• [Supplied material]:
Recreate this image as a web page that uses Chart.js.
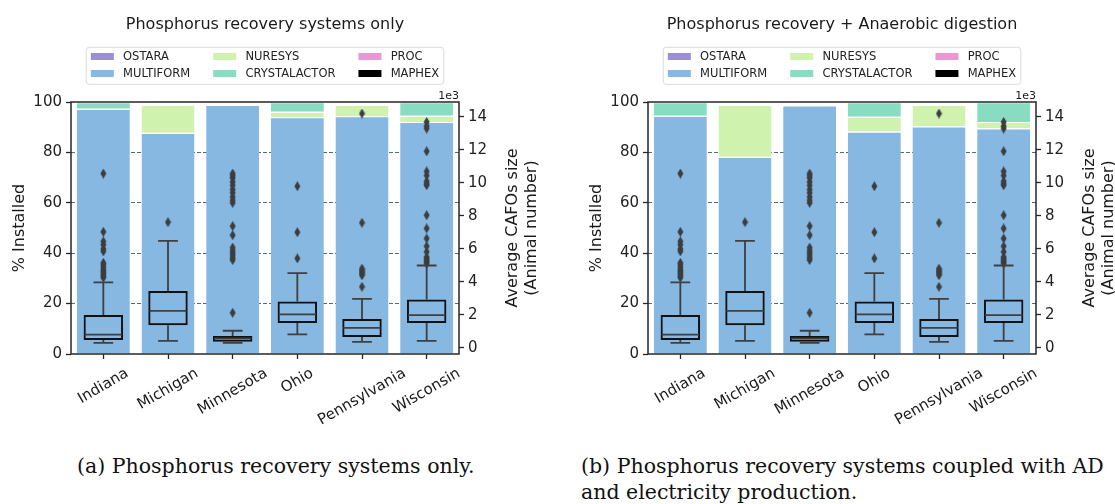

--

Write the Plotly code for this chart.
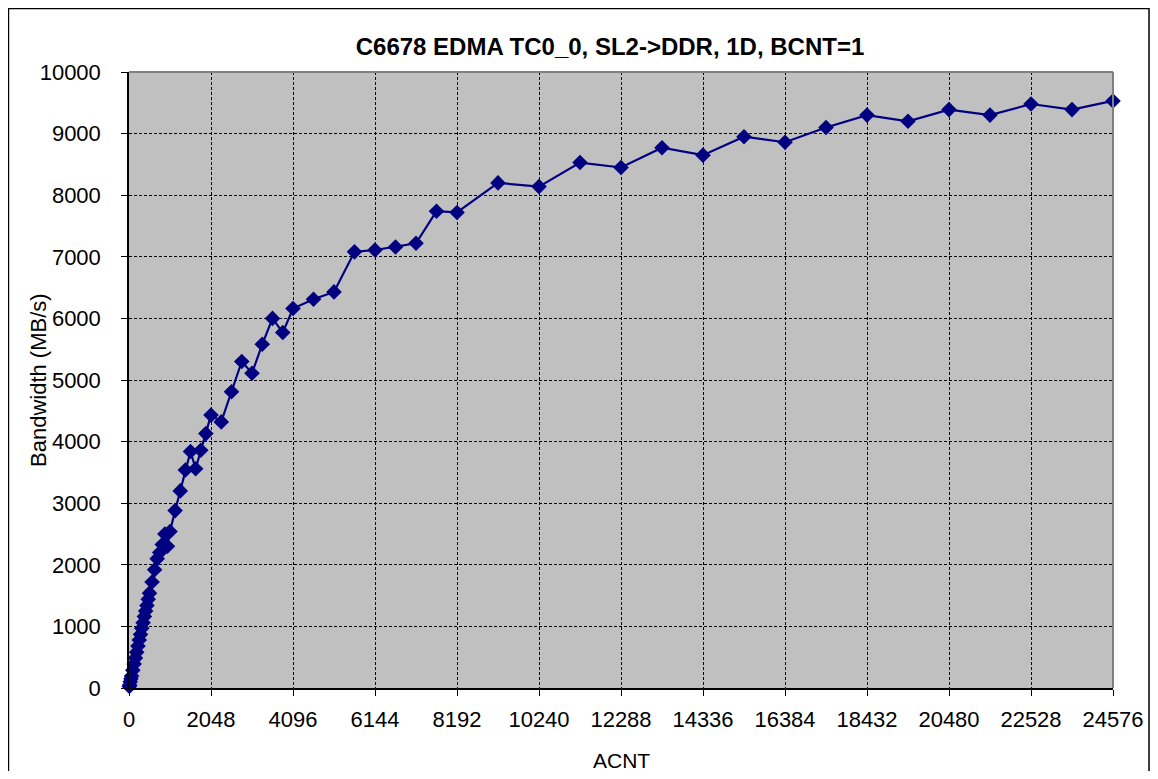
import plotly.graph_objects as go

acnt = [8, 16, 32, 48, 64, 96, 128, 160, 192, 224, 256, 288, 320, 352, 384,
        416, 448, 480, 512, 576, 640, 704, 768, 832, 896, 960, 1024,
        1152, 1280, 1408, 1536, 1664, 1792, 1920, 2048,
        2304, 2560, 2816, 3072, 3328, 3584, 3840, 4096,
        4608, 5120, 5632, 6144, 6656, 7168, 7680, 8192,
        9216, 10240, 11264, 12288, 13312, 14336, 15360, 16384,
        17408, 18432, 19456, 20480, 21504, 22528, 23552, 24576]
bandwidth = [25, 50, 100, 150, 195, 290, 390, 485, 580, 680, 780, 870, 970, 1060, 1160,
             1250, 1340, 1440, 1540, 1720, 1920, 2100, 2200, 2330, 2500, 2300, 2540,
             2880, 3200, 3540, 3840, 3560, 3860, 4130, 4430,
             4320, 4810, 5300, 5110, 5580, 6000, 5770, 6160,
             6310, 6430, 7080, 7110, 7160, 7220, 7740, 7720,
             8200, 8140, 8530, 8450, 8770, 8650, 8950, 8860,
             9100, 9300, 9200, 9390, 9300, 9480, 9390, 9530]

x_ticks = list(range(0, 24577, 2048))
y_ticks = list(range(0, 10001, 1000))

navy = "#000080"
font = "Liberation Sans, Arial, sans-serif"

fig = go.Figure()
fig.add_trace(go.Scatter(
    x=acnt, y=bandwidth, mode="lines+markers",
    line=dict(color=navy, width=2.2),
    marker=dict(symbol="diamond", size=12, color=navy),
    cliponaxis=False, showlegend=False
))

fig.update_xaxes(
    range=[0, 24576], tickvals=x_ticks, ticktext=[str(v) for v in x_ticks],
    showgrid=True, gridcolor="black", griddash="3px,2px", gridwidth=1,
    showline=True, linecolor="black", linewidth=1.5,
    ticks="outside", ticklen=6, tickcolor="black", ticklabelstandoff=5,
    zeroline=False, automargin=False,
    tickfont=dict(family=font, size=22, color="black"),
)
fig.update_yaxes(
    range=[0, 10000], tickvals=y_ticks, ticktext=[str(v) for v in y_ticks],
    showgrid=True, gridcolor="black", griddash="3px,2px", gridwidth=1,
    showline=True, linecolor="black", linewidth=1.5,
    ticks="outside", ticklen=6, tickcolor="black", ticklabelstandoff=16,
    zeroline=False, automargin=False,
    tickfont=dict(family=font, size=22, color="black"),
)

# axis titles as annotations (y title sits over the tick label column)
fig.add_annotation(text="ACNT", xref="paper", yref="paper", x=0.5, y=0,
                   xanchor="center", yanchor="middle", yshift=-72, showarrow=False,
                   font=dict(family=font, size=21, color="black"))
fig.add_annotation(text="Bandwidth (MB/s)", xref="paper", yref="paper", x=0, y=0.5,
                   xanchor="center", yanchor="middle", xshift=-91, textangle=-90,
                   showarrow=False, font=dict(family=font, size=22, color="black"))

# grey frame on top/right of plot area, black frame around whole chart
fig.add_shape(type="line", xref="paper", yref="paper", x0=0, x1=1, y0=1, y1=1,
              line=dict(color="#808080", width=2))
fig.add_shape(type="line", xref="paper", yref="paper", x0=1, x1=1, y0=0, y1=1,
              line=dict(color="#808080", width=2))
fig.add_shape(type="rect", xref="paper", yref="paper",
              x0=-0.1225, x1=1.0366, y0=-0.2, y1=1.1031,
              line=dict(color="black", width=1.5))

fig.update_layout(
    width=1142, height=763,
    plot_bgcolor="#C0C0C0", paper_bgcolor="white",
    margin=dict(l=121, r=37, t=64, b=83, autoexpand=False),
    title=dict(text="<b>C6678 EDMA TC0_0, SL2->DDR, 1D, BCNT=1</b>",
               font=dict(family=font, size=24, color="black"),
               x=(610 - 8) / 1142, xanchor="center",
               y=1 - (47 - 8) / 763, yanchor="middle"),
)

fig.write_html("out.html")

* * *

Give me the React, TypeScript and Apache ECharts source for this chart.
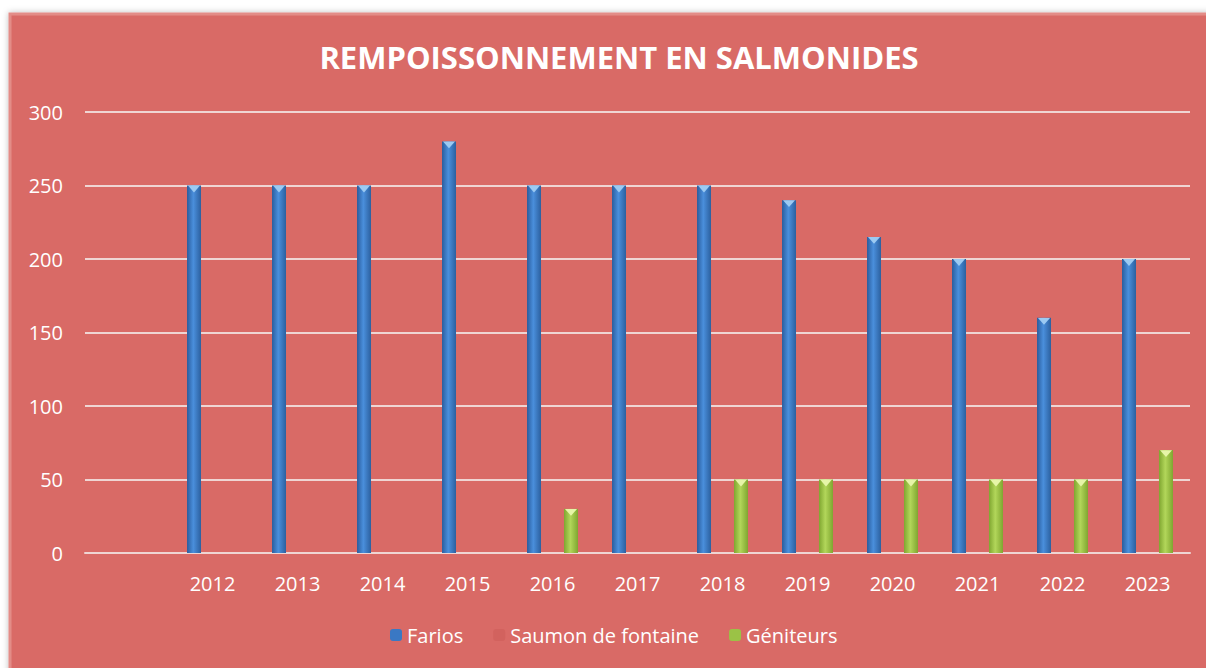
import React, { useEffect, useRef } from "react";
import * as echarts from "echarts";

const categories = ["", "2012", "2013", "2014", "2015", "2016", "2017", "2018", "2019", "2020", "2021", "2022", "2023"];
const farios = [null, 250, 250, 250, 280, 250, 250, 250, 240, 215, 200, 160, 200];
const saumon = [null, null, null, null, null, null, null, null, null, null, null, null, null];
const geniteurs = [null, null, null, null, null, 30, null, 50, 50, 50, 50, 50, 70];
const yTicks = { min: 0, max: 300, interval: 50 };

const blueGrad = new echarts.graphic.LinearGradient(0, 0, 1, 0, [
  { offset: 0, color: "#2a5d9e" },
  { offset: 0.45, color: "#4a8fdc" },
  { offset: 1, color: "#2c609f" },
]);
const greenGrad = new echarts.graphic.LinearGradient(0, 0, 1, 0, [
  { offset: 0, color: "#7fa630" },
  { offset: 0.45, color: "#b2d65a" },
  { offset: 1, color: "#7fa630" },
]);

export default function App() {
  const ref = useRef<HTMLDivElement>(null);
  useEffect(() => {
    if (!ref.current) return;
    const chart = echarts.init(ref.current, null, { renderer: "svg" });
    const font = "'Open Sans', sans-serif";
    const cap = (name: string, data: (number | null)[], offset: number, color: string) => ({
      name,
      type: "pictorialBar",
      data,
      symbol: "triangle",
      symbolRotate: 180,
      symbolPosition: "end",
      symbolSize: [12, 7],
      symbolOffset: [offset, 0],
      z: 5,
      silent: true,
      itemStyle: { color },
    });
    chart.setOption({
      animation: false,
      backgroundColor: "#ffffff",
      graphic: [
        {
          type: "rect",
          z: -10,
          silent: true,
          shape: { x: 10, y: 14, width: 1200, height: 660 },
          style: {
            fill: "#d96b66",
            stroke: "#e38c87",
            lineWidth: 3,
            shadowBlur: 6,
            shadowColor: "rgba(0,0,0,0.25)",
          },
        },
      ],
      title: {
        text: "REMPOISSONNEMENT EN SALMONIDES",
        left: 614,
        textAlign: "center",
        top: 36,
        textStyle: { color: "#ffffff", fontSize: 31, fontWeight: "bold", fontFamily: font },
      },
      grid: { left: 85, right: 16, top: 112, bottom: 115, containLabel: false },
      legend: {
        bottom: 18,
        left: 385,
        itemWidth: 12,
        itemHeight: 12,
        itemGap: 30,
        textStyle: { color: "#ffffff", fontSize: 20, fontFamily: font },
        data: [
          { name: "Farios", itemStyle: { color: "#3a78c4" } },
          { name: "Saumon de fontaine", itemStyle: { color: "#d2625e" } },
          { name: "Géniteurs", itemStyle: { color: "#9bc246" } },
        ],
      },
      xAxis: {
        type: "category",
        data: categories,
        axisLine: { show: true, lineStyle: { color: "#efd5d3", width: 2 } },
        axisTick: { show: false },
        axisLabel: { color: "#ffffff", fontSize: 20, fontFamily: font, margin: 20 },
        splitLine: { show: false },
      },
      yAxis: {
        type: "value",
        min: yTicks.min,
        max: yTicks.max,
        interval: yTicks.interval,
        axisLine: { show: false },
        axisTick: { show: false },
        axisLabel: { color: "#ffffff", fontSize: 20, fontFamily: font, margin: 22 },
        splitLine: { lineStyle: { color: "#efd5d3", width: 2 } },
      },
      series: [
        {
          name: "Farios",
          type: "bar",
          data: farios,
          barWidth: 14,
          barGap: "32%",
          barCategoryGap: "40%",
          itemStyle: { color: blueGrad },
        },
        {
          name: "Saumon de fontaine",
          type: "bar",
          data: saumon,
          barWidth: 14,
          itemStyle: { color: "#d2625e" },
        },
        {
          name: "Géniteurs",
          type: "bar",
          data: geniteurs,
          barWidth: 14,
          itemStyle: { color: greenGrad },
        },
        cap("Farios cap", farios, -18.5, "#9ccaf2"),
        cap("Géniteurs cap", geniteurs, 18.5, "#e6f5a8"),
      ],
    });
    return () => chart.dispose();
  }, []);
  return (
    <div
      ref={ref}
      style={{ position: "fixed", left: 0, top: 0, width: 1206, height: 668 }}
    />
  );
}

• [Aim of the task]:
Only the lines from the one holding "Write the Plotly code for this chart." to the one holding "y_ticks = list(range(0, 10001, 1000))" should be returned, both included and exactly as written, with no pictures.

• [The answer]:
Write the Plotly code for this chart.
import plotly.graph_objects as go

acnt = [8, 16, 32, 48, 64, 96, 128, 160, 192, 224, 256, 288, 320, 352, 384,
        416, 448, 480, 512, 576, 640, 704, 768, 832, 896, 960, 1024,
        1152, 1280, 1408, 1536, 1664, 1792, 1920, 2048,
        2304, 2560, 2816, 3072, 3328, 3584, 3840, 4096,
        4608, 5120, 5632, 6144, 6656, 7168, 7680, 8192,
        9216, 10240, 11264, 12288, 13312, 14336, 15360, 16384,
        17408, 18432, 19456, 20480, 21504, 22528, 23552, 24576]
bandwidth = [25, 50, 100, 150, 195, 290, 390, 485, 580, 680, 780, 870, 970, 1060, 1160,
             1250, 1340, 1440, 1540, 1720, 1920, 2100, 2200, 2330, 2500, 2300, 2540,
             2880, 3200, 3540, 3840, 3560, 3860, 4130, 4430,
             4320, 4810, 5300, 5110, 5580, 6000, 5770, 6160,
             6310, 6430, 7080, 7110, 7160, 7220, 7740, 7720,
             8200, 8140, 8530, 8450, 8770, 8650, 8950, 8860,
             9100, 9300, 9200, 9390, 9300, 9480, 9390, 9530]

x_ticks = list(range(0, 24577, 2048))
y_ticks = list(range(0, 10001, 1000))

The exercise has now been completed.